AI2FUTURE2023 – 2 days, 50+ moving & inspiring discussion and presentations

19th & 20th of October 2023, Kraš Auditorium, Zagreb, Croatia
https://i1.wp.com/ai2future.com/wp-content/uploads/2023/08/matko-bosnjak.jpeg?fit=320%2C303&ssl=1
Google DeepMind

Matko Bošnjak

Senior Research Scientist

Matko is a Senior Research Scientist at Google DeepMind, dedicating his work to addressing fundamental challenges in Machine Learning and Artificial Intelligence. He holds a PhD in Computer Science from the University College London and a Dipl.Ing degree (MS equivalent) from the University of Zagreb, gaining extensive research experience on the way  across both academic and industry roles. These include research positions at the University of Porto and the Ruđer Bošković Institute, and industry positions at Google DeepMind and Microsoft.

Matko’s current research interests include representation learning, concept learning and scene understanding in vision-language models. In the past he also worked on graph neural networks, algorithmic priors, and neuro-symbolic computation and reasoning, as well as applied machine learning in natural language processing, microblogging, recommender systems, computational biology, bioinformatics and medicine. He consistently publishes his research findings in top-tier machine learning conferences and journals.

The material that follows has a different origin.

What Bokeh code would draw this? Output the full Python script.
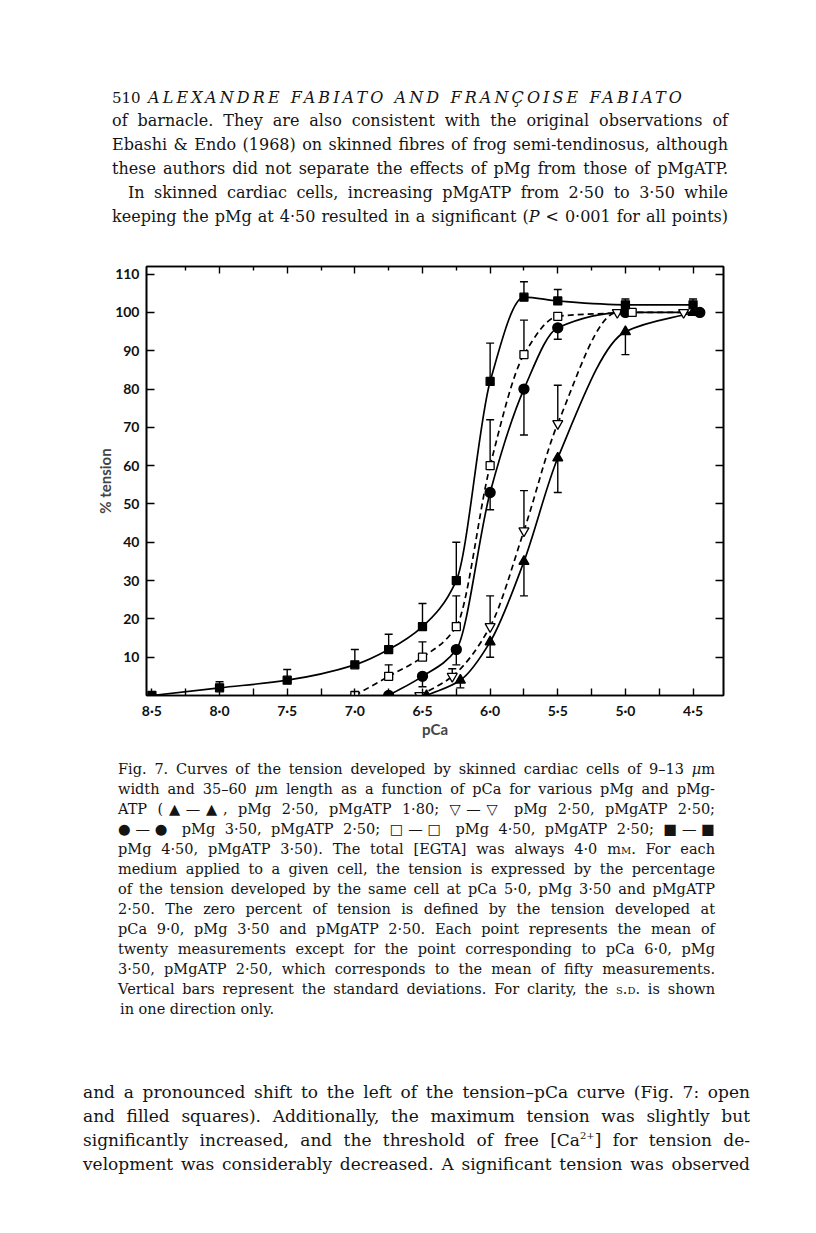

In addition to his technical contributions, Matko is actively engaged in knowledge dissemination in the area of Artificial Intelligence via mentoring, science education and popularisation, and has taught Machine Learning and Artificial Intelligence courses in the past.


Matko’s

Idea

Demystifying Visual Language Models

Large Language Models (LLMs) have undoubtedly achieved remarkable successes in natural language understanding and generation. Almost equally impressive is the fact that their accomplishments are constrained within the sole domain of natural language, completely ignoring the rich world of visual perception. This restriction limits their usefulness to language-related tasks and uses.

Visual Language Models (VLMs) address this limitation by integrating both text and visual inputs. By combining these two modalities, VLMs bridge the gap between vision and natural language, enabling them to holistically perceive and reason about the real world. This, in turn, expands their utility to a broader spectrum of tasks and applications.

In this talk, we will provide a brief overview of VLMs, covering their core principles, architectural foundations, tasks of interest and real-world applications, as well as offer a glimpse into the challenges and exciting research directions that lie ahead.